Designer | Qualcomm |
---|---|
Bits | 32-bit |
Introduced | 2006 (QDSP6) |
Design | 4-way multithreaded VLIW |
Type | Register-Register |
Encoding | Fixed 4 byte per instruction, up to 4 instructions in VLIW multiinstruction |
Open | Proprietary |
Registers | |
General purpose | 32-bit GPR: 32, can be paired to 64-bit |
Hexagon (QDSP6) is the brand for a family of 32-bit multi-threaded microarchitectures implementing the same instruction set for a digital signal processor (DSP) developed by Qualcomm. According to 2012 estimation, Qualcomm shipped 1.2 billion DSP cores inside its system on a chip (SoCs) (average 2.3 DSP core per SoC) in 2011 year, and 1.5 billion cores were planned for 2012, making the QDSP6 the most shipped architecture of DSP (CEVA had around 1 billion of DSP cores shipped in 2011 with 90% of IP-licenseable DSP market).
The Hexagon architecture is designed to deliver performance with low power over a variety of applications. It has features such as hardware assisted multithreading, privilege levels, Very Long Instruction Word (VLIW), Single Instruction, Multiple Data (SIMD), and instructions geared toward efficient signal processing. The CPU is capable of in-order dispatching up to 4 instructions (the packet) to 4 Execution Units every clock. Hardware multithreading is implemented as barrel temporal multithreading - threads are switched in round-robin fashion each cycle, so the 600 MHz physical core is presented as three logical 200 MHz cores before V5. Hexagon V5 switched to dynamic multithreading (DMT) with thread switch on L2 misses, interrupt waiting or on special instructions.

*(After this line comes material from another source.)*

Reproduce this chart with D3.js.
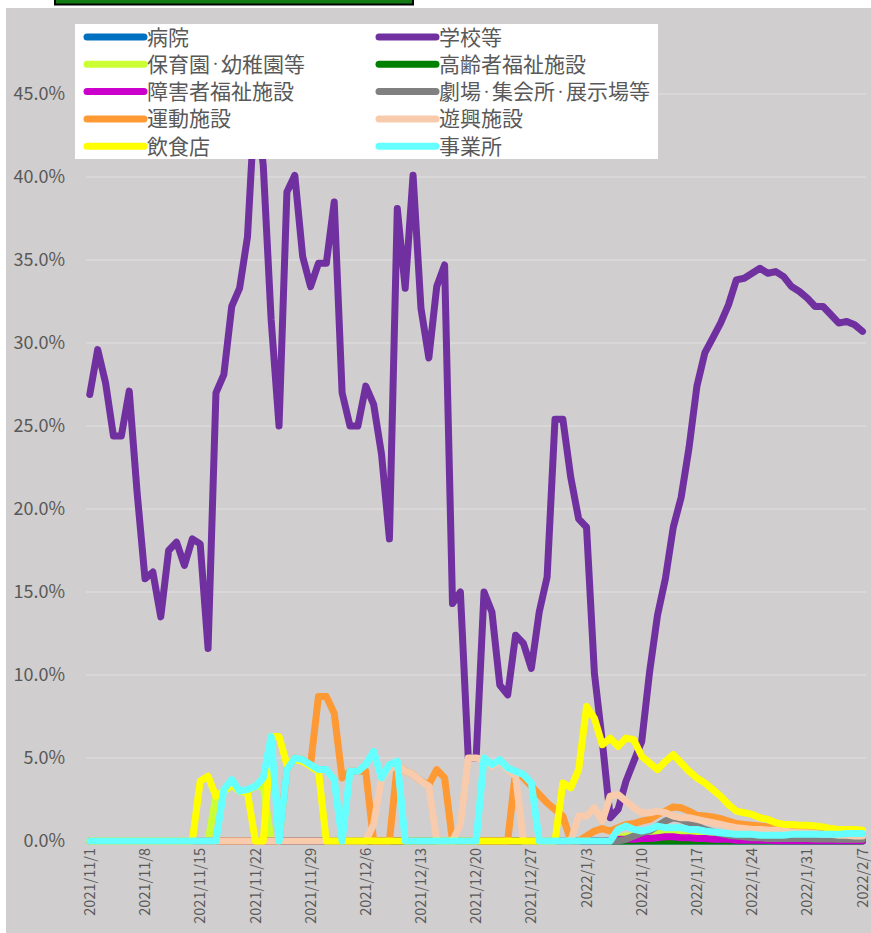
<!DOCTYPE html>
<html>
<head>
<meta charset="utf-8">
<script src="https://cdn.jsdelivr.net/npm/d3@7"></script>
<style>
  body { margin: 0; background: #fff; }
  svg { display: block; font-family: "Noto Sans CJK JP", "Noto Sans", sans-serif; }
</style>
</head>
<body>
<div id="container"></div>
<script>
// chart size
const width = 871, height = 933;

// DATA (percent, one value per day from 2021/11/1 to 2022/2/7)
const seriesNames = ["病院", "学校等", "保育園・幼稚園等", "高齢者福祉施設", "障害者福祉施設",
  "劇場・集会所・展示場等", "運動施設", "遊興施設", "飲食店", "事業所"];
const seriesColors = ["#0070c0", "#7030a0", "#ccff33", "#008000", "#cc00cc",
  "#808080", "#ff9933", "#f8cbad", "#ffff00", "#66ffff"];

const hospital = Array(99).fill(0);
const school = [26.9, 29.6, 27.6, 24.4, 24.4, 27.1, 21.0, 15.8, 16.2, 13.5,
  17.5, 18.0, 16.6, 18.2, 17.9, 11.6, 27.0, 28.1, 32.2, 33.3,
  36.4, 45.0, 40.7, 31.4, 25.0, 39.1, 40.1, 35.2, 33.4, 34.8,
  34.8, 38.5, 27.0, 25.0, 25.0, 27.4, 26.3, 23.3, 18.2, 38.1,
  33.3, 40.1, 32.1, 29.1, 33.4, 34.7, 14.3, 15.0, 5.0, 5.0,
  15.0, 13.8, 9.4, 8.8, 12.4, 11.9, 10.4, 13.8, 15.9, 25.4,
  25.4, 21.9, 19.4, 18.9, 10.1, 6.0, 1.4, 1.9, 3.6, 4.8,
  6.0, 10.2, 13.6, 15.8, 18.9, 20.7, 23.7, 27.4, 29.4, 30.3,
  31.2, 32.3, 33.8, 33.9, 34.2, 34.5, 34.2, 34.3, 34.0, 33.4,
  33.1, 32.7, 32.2, 32.2, 31.7, 31.2, 31.3, 31.1, 30.7];
const nursery = [0, 0, 0, 0, 0, 0, 0, 0, 0, 0,
  0, 0, 0, 0, 0, 0, 2.7, 3.0, 3.4, 3.0,
  3.0, 3.3, 3.3, 0, 0, 0, 0, 0, 0, 0,
  0, 0, 0, 0, 0, 0, 0, 0, 0, 0,
  0, 0, 0, 0, 0, 0, 0, 0, 0, 0,
  0, 0, 0, 0, 0, 0, 0, 0, 0, 0,
  0, 0, 0, 0, 0, 0, 0, 0.2, 0.3, 0.3,
  0.3, 0.4, 0.5, 0.5, 0.5, 0.5, 0.4, 0.4, 0.3, 0.3,
  0.3, 0.2, 0.2, 0.2, 0.2, 0.2, 0.2, 0.2, 0.2, 0.2,
  0.2, 0.15, 0.15, 0.15, 0.15, 0.15, 0.15, 0.15, 0.15];
const elderly = Array(99).fill(0);
const disabled = [0, 0, 0, 0, 0, 0, 0, 0, 0, 0,
  0, 0, 0, 0, 0, 0, 0, 0, 0, 0,
  0, 0, 0, 0, 0, 0, 0, 0, 0, 0,
  0, 0, 0, 0, 0, 0, 0, 0, 0, 0,
  0, 0, 0, 0, 0, 0, 0, 0, 0, 0,
  0, 0, 0, 0, 0, 0, 0, 0, 0, 0,
  0, 0, 0, 0, 0, 0, 0.05, 0.1, 0.1, 0.1,
  0.15, 0.15, 0.2, 0.25, 0.25, 0.2, 0.2, 0.15, 0.15, 0.1,
  0.1, 0.1, 0.05, 0.05, 0.05, 0.05, 0.05, 0.02, 0.02, 0.02,
  0.02, 0.02, 0.02, 0.02, 0.02, 0.02, 0.02, 0.02, 0.02];
const theater = [0, 0, 0, 0, 0, 0, 0, 0, 0, 0,
  0, 0, 0, 0, 0, 0, 0, 0, 0, 0,
  0, 0, 0, 0, 0, 0, 0, 0, 0, 0,
  0, 0, 0, 0, 0, 0, 0, 0, 0, 0,
  0, 0, 0, 0, 0, 0, 0, 0, 0, 0,
  0, 0, 0, 0, 0, 0, 0, 0, 0, 0,
  0, 0, 0, 0, 0, 0, 0, 0, 0.1, 0.3,
  0.5, 0.6, 0.9, 1.2, 1.4, 1.3, 1.1, 0.9, 0.7, 0.55,
  0.45, 0.35, 0.3, 0.25, 0.2, 0.2, 0.15, 0.15, 0.15, 0.15,
  0.15, 0.15, 0.12, 0.12, 0.12, 0.1, 0.1, 0.1, 0.1];
const sports = [0, 0, 0, 0, 0, 0, 0, 0, 0, 0,
  0, 0, 0, 0, 0, 0, 0, 0, 0, 0,
  0, 0, 0, 0, 0, 4.3, 5.0, 4.9, 4.6, 8.7,
  8.7, 7.7, 3.8, 4.2, 4.2, 4.2, 0, 0, 0, 4.6,
  4.2, 4.0, 3.6, 3.4, 4.3, 3.8, 0, 0, 0, 0,
  0, 0, 0, 0, 4.2, 3.8, 3.3, 2.8, 2.3, 1.9,
  1.5, 0, 0, 0.3, 0.6, 0.75, 0.6, 0.8, 1.0, 1.05,
  1.2, 1.3, 1.6, 1.8, 2.05, 2.0, 1.8, 1.55, 1.5, 1.45,
  1.35, 1.2, 1.05, 1.0, 0.95, 0.9, 0.85, 0.8, 0.7, 0.65,
  0.6, 0.6, 0.55, 0.55, 0.5, 0.5, 0.45, 0.45, 0.45];
const amusement = [0, 0, 0, 0, 0, 0, 0, 0, 0, 0,
  0, 0, 0, 0, 0, 0, 0, 0, 0, 0,
  0, 0, 0, 0, 0, 0, 0, 0, 0, 0,
  0, 0, 0, 0, 0, 0, 1.0, 3.8, 4.3, 4.6,
  4.2, 4.0, 3.6, 3.3, 0, 0, 0, 1.0, 5.0, 5.0,
  4.9, 4.5, 4.8, 4.3, 3.9, 0, 0, 0, 0, 0,
  0, 0, 1.5, 1.5, 2.0, 1.2, 2.7, 2.8, 2.4, 2.0,
  1.7, 1.7, 1.8, 1.7, 1.5, 1.4, 1.4, 1.3, 1.2, 1.1,
  1.0, 0.9, 0.8, 0.75, 0.7, 0.7, 0.65, 0.65, 0.6, 0.55,
  0.5, 0.5, 0.45, 0.4, 0.4, 0.35, 0.35, 0.3, 0.3];
const restaurant = [0, 0, 0, 0, 0, 0, 0, 0, 0, 0,
  0, 0, 0, 0, 3.6, 3.9, 2.7, 3.0, 3.4, 3.0,
  2.9, 0, 0, 6.3, 6.3, 4.6, 4.9, 4.8, 4.5, 4.2,
  0, 0, 0, 0, 0, 0, 0, 0, 0, 0,
  0, 0, 0, 0, 0, 0, 0, 0, 0, 0,
  0, 0, 0, 0, 0, 0, 0, 0, 0, 0,
  3.5, 3.2, 4.3, 8.1, 7.4, 5.8, 6.2, 5.7, 6.2, 6.1,
  5.1, 4.7, 4.3, 4.8, 5.2, 4.7, 4.2, 3.8, 3.5, 3.1,
  2.7, 2.2, 1.8, 1.7, 1.6, 1.4, 1.3, 1.1, 1.0, 1.0,
  0.95, 0.95, 0.9, 0.85, 0.75, 0.7, 0.7, 0.7, 0.65];
const office = [0, 0, 0, 0, 0, 0, 0, 0, 0, 0,
  0, 0, 0, 0, 0, 0, 0, 3.1, 3.7, 3.0,
  3.1, 3.3, 3.8, 6.3, 0, 4.3, 5.0, 4.9, 4.6, 4.3,
  4.3, 3.7, 0, 4.2, 4.2, 4.6, 5.4, 3.8, 4.6, 4.8,
  0, 0, 0, 0, 0, 0, 0, 0, 0, 0,
  5.0, 4.6, 4.9, 4.4, 4.2, 4.0, 3.5, 0, 0, 0,
  0, 0, 0, 0, 0, 0, 0, 0.7, 0.9, 0.7,
  0.6, 0.7, 0.9, 0.8, 0.8, 0.8, 0.7, 0.7, 0.6, 0.55,
  0.5, 0.45, 0.4, 0.4, 0.4, 0.35, 0.35, 0.35, 0.35, 0.4,
  0.4, 0.4, 0.4, 0.4, 0.4, 0.4, 0.45, 0.45, 0.45];

const seriesValues = [hospital, school, nursery, elderly, disabled,
  theater, sports, amusement, restaurant, office];

const xTickLabels = ["2021/11/1", "2021/11/8", "2021/11/15", "2021/11/22", "2021/11/29",
  "2021/12/6", "2021/12/13", "2021/12/20", "2021/12/27", "2022/1/3",
  "2022/1/10", "2022/1/17", "2022/1/24", "2022/1/31", "2022/2/7"];
const yTicks = [0, 5, 10, 15, 20, 25, 30, 35, 40, 45];

// dates (categories)
const parseDate = d3.timeParse("%Y/%m/%d");
const dates = d3.timeDay.range(parseDate("2021/11/1"), d3.timeDay.offset(parseDate("2022/2/7"), 1));
const tickDates = xTickLabels.map(parseDate);

// SCALES
const xScale = d3.scaleTime()
  .domain([dates[0], dates[dates.length - 1]])
  .range([89.8, 862.5]);
const yScale = d3.scaleLinear()
  .domain([0, 50])
  .range([841, 11]);

const svg = d3.select("#container").append("svg")
  .attr("width", width)
  .attr("height", height);

// chart area background
svg.append("rect")
  .attr("x", 6).attr("y", 8)
  .attr("width", width - 6).attr("height", height - 8)
  .attr("fill", "#d0cece");

// cut-off box at the very top
svg.append("rect")
  .attr("x", 55).attr("y", -4)
  .attr("width", 358).attr("height", 8.5)
  .attr("fill", "#127a12")
  .attr("stroke", "#000")
  .attr("stroke-width", 2);

// gridlines
svg.append("g")
  .selectAll("line")
  .data(yTicks)
  .join("line")
    .attr("x1", 86).attr("x2", 866)
    .attr("y1", d => yScale(d)).attr("y2", d => yScale(d))
    .attr("stroke", "#dcdada")
    .attr("stroke-width", 1.3);

// y axis labels
const yAxis = d3.axisLeft(yScale).tickValues(yTicks).tickSize(0).tickPadding(0)
  .tickFormat(d => d3.format(".1f")(d) + "%");
svg.append("g")
  .attr("transform", "translate(65,0)")
  .call(yAxis)
  .call(g => g.select(".domain").remove())
  .selectAll("text")
    .attr("fill", "#595959")
    .attr("font-size", "18px")
    .attr("font-family", "'Noto Sans CJK JP', 'Noto Sans', sans-serif");

// x axis labels
const xAxis = d3.axisBottom(xScale).tickValues(tickDates).tickSize(0)
  .tickFormat((d, i) => xTickLabels[i]);
svg.append("g")
  .attr("transform", `translate(0,${yScale(0)})`)
  .call(xAxis)
  .call(g => g.select(".domain").remove())
  .selectAll("text")
    .attr("transform", "rotate(-90)")
    .attr("text-anchor", "end")
    .attr("x", -7)
    .attr("y", 0)
    .attr("dy", "0.32em")
    .attr("fill", "#595959")
    .attr("font-size", "14.5px")
    .attr("font-family", "'Noto Sans CJK JP', 'Noto Sans', sans-serif");

// lines
const line = d3.line()
  .x((d, i) => xScale(dates[i]))
  .y(d => yScale(d));

svg.append("g")
  .selectAll("path")
  .data(seriesValues)
  .join("path")
    .attr("d", d => line(d))
    .attr("fill", "none")
    .attr("stroke", (d, i) => seriesColors[i])
    .attr("stroke-width", 7)
    .attr("stroke-linejoin", "round")
    .attr("stroke-linecap", "round");

// legend
const legend = svg.append("g");
legend.append("rect")
  .attr("x", 75).attr("y", 24)
  .attr("width", 583).attr("height", 135)
  .attr("fill", "#fff");

const legendItems = legend.selectAll("g.item")
  .data(seriesNames)
  .join("g")
    .attr("class", "item")
    .attr("transform", (d, i) => `translate(${i % 2 === 0 ? 87 : 379},${37 + Math.floor(i / 2) * 27.3})`);

legendItems.append("line")
  .attr("x1", 0).attr("x2", 57)
  .attr("y1", 0).attr("y2", 0)
  .attr("stroke", (d, i) => seriesColors[i])
  .attr("stroke-width", 7)
  .attr("stroke-linecap", "round");

// the middle dot is narrow in the original font: draw it smaller
legendItems.append("text")
  .attr("x", 60)
  .attr("y", 0)
  .attr("dy", "0.36em")
  .attr("fill", "#595959")
  .attr("font-size", "21px")
  .each(function(d) {
    const t = d3.select(this);
    let afterDot = false;
    d.split(/(・)/).filter(p => p).forEach(p => {
      const isDot = p === "・";
      const ts = t.append("tspan").text(p);
      if (isDot) ts.attr("font-size", "11px").attr("dy", -3.5);
      else if (afterDot) ts.attr("dy", 3.5);
      afterDot = isDot;
    });
  });
</script>
</body>
</html>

The port of Linux for Hexagon runs under a hypervisor layer ("Hexagon Virtual Machine") and was merged with the 3.2 release of the kernel. The original hypervisor is closed-source, and in April 2013 a minimal open-source hypervisor implementation for QDSP6 V2 and V3, the "Hexagon MiniVM" was released by Qualcomm under a BSD-style license.